Another exercise objective involved Airmen from the 151st LRS fuels shop. They were challenged to defuel the KC-135 into an Army Heavy Expanded Mobility Tactical Truck (HEMTT) and an Air Force R-11. This defueling process provided the ability to offload fuel from a KC-135 into multiple fueling platforms, making this fuel available to other aircraft and vehicles to accomplish the mission.

Master Sgt. Jesse Venable, fuels operation section chief, stated. “During defueling operations our Airmen received hands-on training from Army fuels personnel on how to set up the HEMTT for defueling into the fuel truck”.

Additionally, Airmen from the 151st Mission Support Group (MSG) were able to sharpen their skills defending the flight line, providing first aid and delivering meals to all involved in the exercise.

“This exercise allowed our Airmen to train and validate the new innovative ways of accomplishing and implementing processes while learning tasks that may be outside their assigned career field,” said Christina Lock, commander 151st MSG. “Being able to train for real- world scenarios while also empowering our Airman to become multi-capable is the best way to support the Agile Combat Employment concept.”

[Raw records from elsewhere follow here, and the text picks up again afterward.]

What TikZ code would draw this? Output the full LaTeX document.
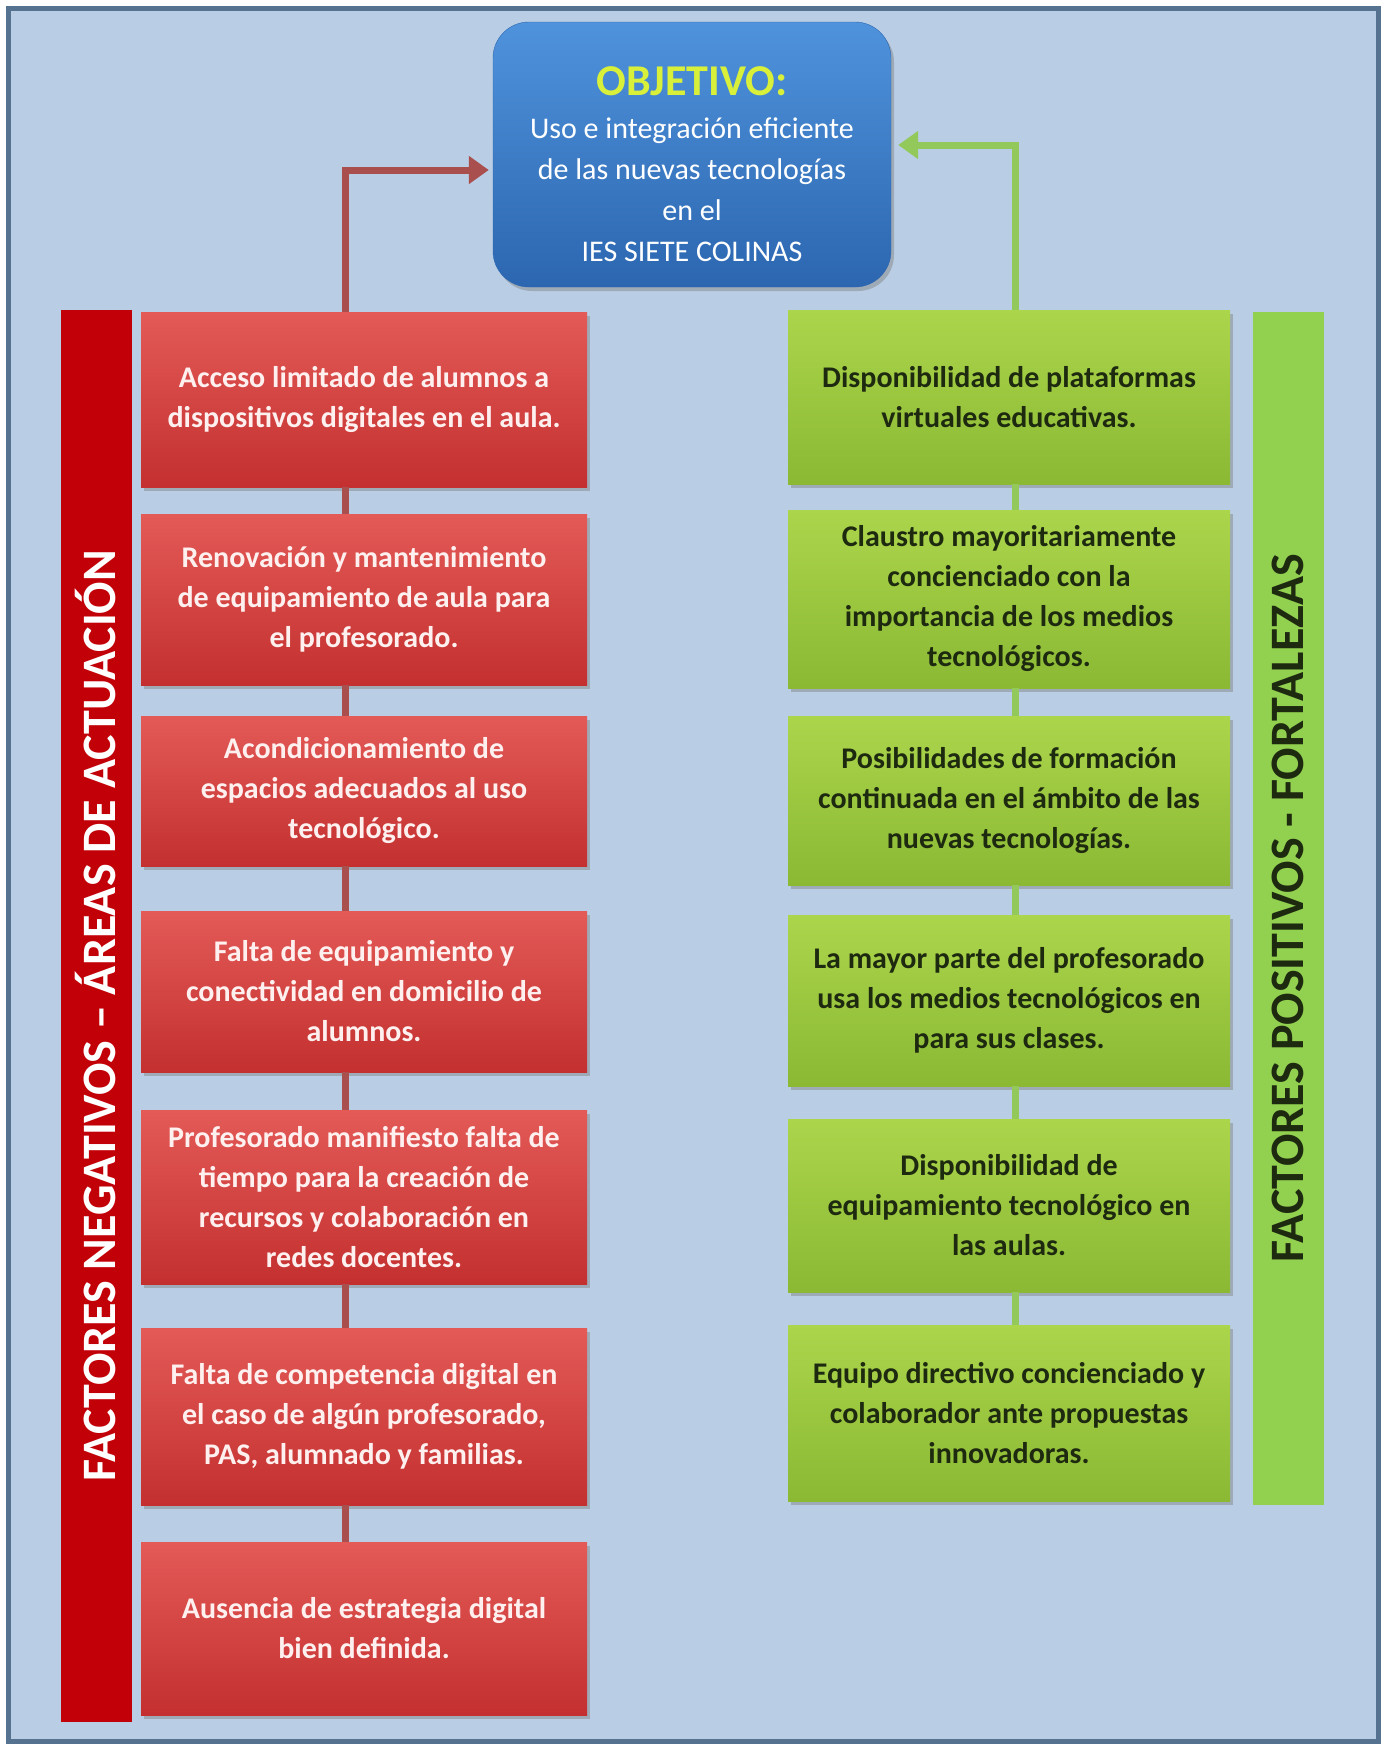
\documentclass[tikz,border=0pt]{standalone}
\usepackage{fontspec}
\setmainfont{Carlito}
\usetikzlibrary{arrows.meta,shadows}
\definecolor{frameblue}{HTML}{557391}
\definecolor{bgblue}{HTML}{B9CDE5}
\definecolor{goaltop}{HTML}{4F93DC}
\definecolor{goalbot}{HTML}{2C66B0}
\definecolor{titleyellow}{HTML}{D8F03A}
\definecolor{redtop}{HTML}{E35A57}
\definecolor{redbot}{HTML}{C3302F}
\definecolor{redbar}{HTML}{C20008}
\definecolor{redlink}{HTML}{A9504E}
\definecolor{redtext}{HTML}{FFF0F0}
\definecolor{greentop}{HTML}{ABD54B}
\definecolor{greenbot}{HTML}{8BB934}
\definecolor{greenbar}{HTML}{92D050}
\definecolor{greenlink}{HTML}{93C95B}
\definecolor{greentext}{HTML}{1E2A10}
\tikzset{
    >={Triangle[length=20pt,width=27pt]},
    foda/.style={
        frame/.append style={draw=frameblue,line width=5pt,fill=bgblue},
        goal/.append style={align=center,rounded corners=36pt,top color=goaltop,bottom color=goalbot,draw=goalbot,minimum width=398pt,minimum height=265pt,text=white,font=\fontsize{30}{41}\selectfont,drop shadow={shadow xshift=3pt,shadow yshift=-4pt,opacity=.45}},
        weakbox/.append style={align=center,top color=redtop,bottom color=redbot,minimum width=446pt,text=redtext,font=\fontsize{30}{40}\selectfont\bfseries,drop shadow={shadow xshift=3pt,shadow yshift=-4pt,opacity=.45}},
        strongbox/.append style={align=center,top color=greentop,bottom color=greenbot,minimum width=442pt,text=greentext,font=\fontsize{30}{40}\selectfont\bfseries,drop shadow={shadow xshift=3pt,shadow yshift=-4pt,opacity=.45}},
        weakbar/.append style={fill=redbar,text=white,rotate=90,minimum height=71pt,minimum width=1412pt,font=\fontsize{48}{54}\selectfont\bfseries},
        strongbar/.append style={fill=greenbar,text=greentext,rotate=90,minimum height=71pt,minimum width=1193pt,font=\fontsize{48}{54}\selectfont\bfseries},
        weaklink/.append style={draw=redlink,line width=7pt,shorten >=4pt},
        stronglink/.append style={draw=greenlink,line width=7pt,shorten >=7pt}
    }
}

\begin{document}
\begin{tikzpicture}[foda,x=1pt,y=-1pt]
    \useasboundingbox (0,0) rectangle (1385,1746);
    \draw[frame] (8,8) rectangle (1378,1741);
    % objetivo
    \node[goal] (obj) at (692,154.5) {{\color{titleyellow}\fontsize{44}{50}\selectfont\bfseries\rule{0pt}{48pt}OBJETIVO:}\\[2pt] Uso e integración eficiente\\ de las nuevas tecnologías\\ en el\\ IES SIETE COLINAS};
    % side bars
    \node[weakbar] (nbar) at (96,1016) {FACTORES NEGATIVOS – ÁREAS DE ACTUACIÓN};
    \node[strongbar] (pbar) at (1288,908.5) {FACTORES POSITIVOS - FORTALEZAS};
    % factores negativos
    \node[weakbox,minimum height=175pt] (n1) at (364,399.5) {Acceso limitado de alumnos a\\ dispositivos digitales en el aula.};
    \node[weakbox,minimum height=171pt] (n2) at (364,599.5) {Renovación y mantenimiento\\ de equipamiento de aula para\\ el profesorado.};
    \node[weakbox,minimum height=150pt] (n3) at (364,791) {Acondicionamiento de\\ espacios adecuados al uso\\ tecnológico.};
    \node[weakbox,minimum height=161pt] (n4) at (364,991.5) {Falta de equipamiento y\\ conectividad en domicilio de\\ alumnos.};
    \node[weakbox,minimum height=174pt] (n5) at (364,1197) {Profesorado manifiesto falta de\\ tiempo para la creación de\\ recursos y colaboración en\\ redes docentes.};
    \node[weakbox,minimum height=177pt] (n6) at (364,1416.5) {Falta de competencia digital en\\ el caso de algún profesorado,\\ PAS, alumnado y familias.};
    \node[weakbox,minimum height=173pt] (n7) at (364,1628.5) {Ausencia de estrategia digital\\ bien definida.};
    % factores positivos
    \node[strongbox,minimum height=174pt] (p1) at (1009,397) {Disponibilidad de plataformas\\ virtuales educativas.};
    \node[strongbox,minimum height=178pt] (p2) at (1009,599) {Claustro mayoritariamente\\ concienciado con la\\ importancia de los medios\\ tecnológicos.};
    \node[strongbox,minimum height=169pt] (p3) at (1009,800.5) {Posibilidades de formación\\ continuada en el ámbito de las\\ nuevas tecnologías.};
    \node[strongbox,minimum height=171pt] (p4) at (1009,1000.5) {La mayor parte del profesorado\\ usa los medios tecnológicos en\\ para sus clases.};
    \node[strongbox,minimum height=173pt] (p5) at (1009,1205.5) {Disponibilidad de\\ equipamiento tecnológico en\\ las aulas.};
    \node[strongbox,minimum height=176pt] (p6) at (1009,1413) {Equipo directivo concienciado y\\ colaborador ante propuestas\\ innovadoras.};
    % links
    \foreach \a/\b in {n1/n2,n2/n3,n3/n4,n4/n5,n5/n6,n6/n7}
        \draw[weaklink,shorten >=0pt] ([xshift=-19pt]\a.south) -- ([xshift=-19pt]\b.north);
    \foreach \a/\b in {p1/p2,p2/p3,p3/p4,p4/p5,p5/p6}
        \draw[stronglink,shorten >=0pt] ([xshift=6pt]\a.south) -- ([xshift=6pt]\b.north);
    \draw[weaklink,->] ([xshift=-19pt]n1.north) |- ([yshift=-15.5pt]obj.west);
    \draw[stronglink,->] ([xshift=6pt]p1.north) |- ([yshift=9.5pt]obj.east);
\end{tikzpicture}
\end{document}
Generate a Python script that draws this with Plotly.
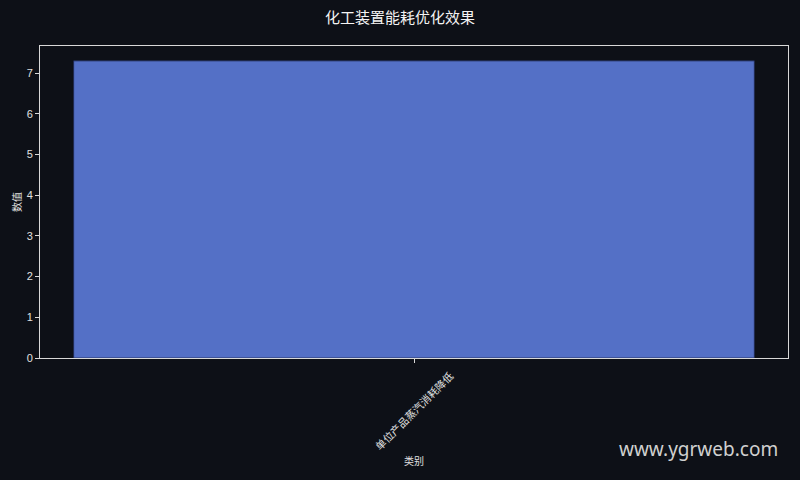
import plotly.graph_objects as go

# data
categories = ["单位产品蒸汽消耗降低"]
values = [7.3]

title_text = "化工装置能耗优化效果"
x_title = "类别"
y_title = "数值"
watermark = "www.ygrweb.com"

bg = "#0d1017"
font_cjk = "Noto Sans CJK SC"
txt = "#e0e0e0"

fig = go.Figure(
    go.Bar(
        x=categories,
        y=values,
        width=0.91,
        marker=dict(color="#5470c6", line=dict(color="rgba(30,40,80,0.8)", width=1)),
    )
)

axis_common = dict(
    showgrid=False,
    zeroline=False,
    showline=True,
    mirror=True,
    linecolor="#d8d8d8",
    linewidth=1,
    ticks="outside",
    ticklen=4,
    tickcolor="#d8d8d8",
    automargin=False,
)

# category labels drawn centred under the tick, rotated like the original
cat_labels = [
    dict(text=c, x=c, xref="x", yref="paper", y=-0.167, textangle=-45,
         xanchor="center", yanchor="middle", showarrow=False,
         font=dict(size=10.5, color=txt, family=font_cjk))
    for c in categories
]

fig.update_layout(
    width=800,
    height=480,
    paper_bgcolor=bg,
    plot_bgcolor=bg,
    margin=dict(l=40, r=12, t=46, b=122),
    title=dict(text=title_text, x=0.5, xanchor="center", y=0.962, yanchor="middle",
               font=dict(size=15, color="#f4f4f4", family=font_cjk)),
    showlegend=False,
    xaxis=dict(axis_common, showticklabels=False),
    yaxis=dict(axis_common, range=[0, max(values) * 1.05], dtick=1,
               tickfont=dict(size=11, color=txt, family="Liberation Sans")),
    annotations=cat_labels + [
        dict(text=x_title, xref="paper", yref="paper", x=0.5, y=-0.33,
             xanchor="center", yanchor="middle", showarrow=False,
             font=dict(size=10, color=txt, family=font_cjk)),
        dict(text=y_title, xref="paper", yref="paper", x=-0.032, y=0.5, textangle=-90,
             xanchor="center", yanchor="middle", showarrow=False,
             font=dict(size=10, color=txt, family=font_cjk)),
        dict(text=watermark, xref="paper", yref="paper", x=0.9893, y=-0.2917,
             xanchor="right", yanchor="middle", showarrow=False,
             font=dict(size=19, color="#d0d0d0", family="Noto Sans")),
    ],
)

fig.write_html("out.html", config={"displayModeBar": False},
               post_script="document.body.style.margin='0';document.body.style.background='#0d1017';")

Exercise Thanos came together with an extremely compressed timeline, 35 days from concept to execution. This would not have been possible without the support and agility of our participating partners. The exercise demonstrated the ability to bypass bureaucracy and be flexible across all branches

"This event exceeded our expectations," said Boyack. “These airmen and soldiers have pushed their comfort zones, taken intelligent risks, created and proved several new concepts. I look forward to seeing what else we will accomplish by leveraging our new joint relationships we developed during the exercise.”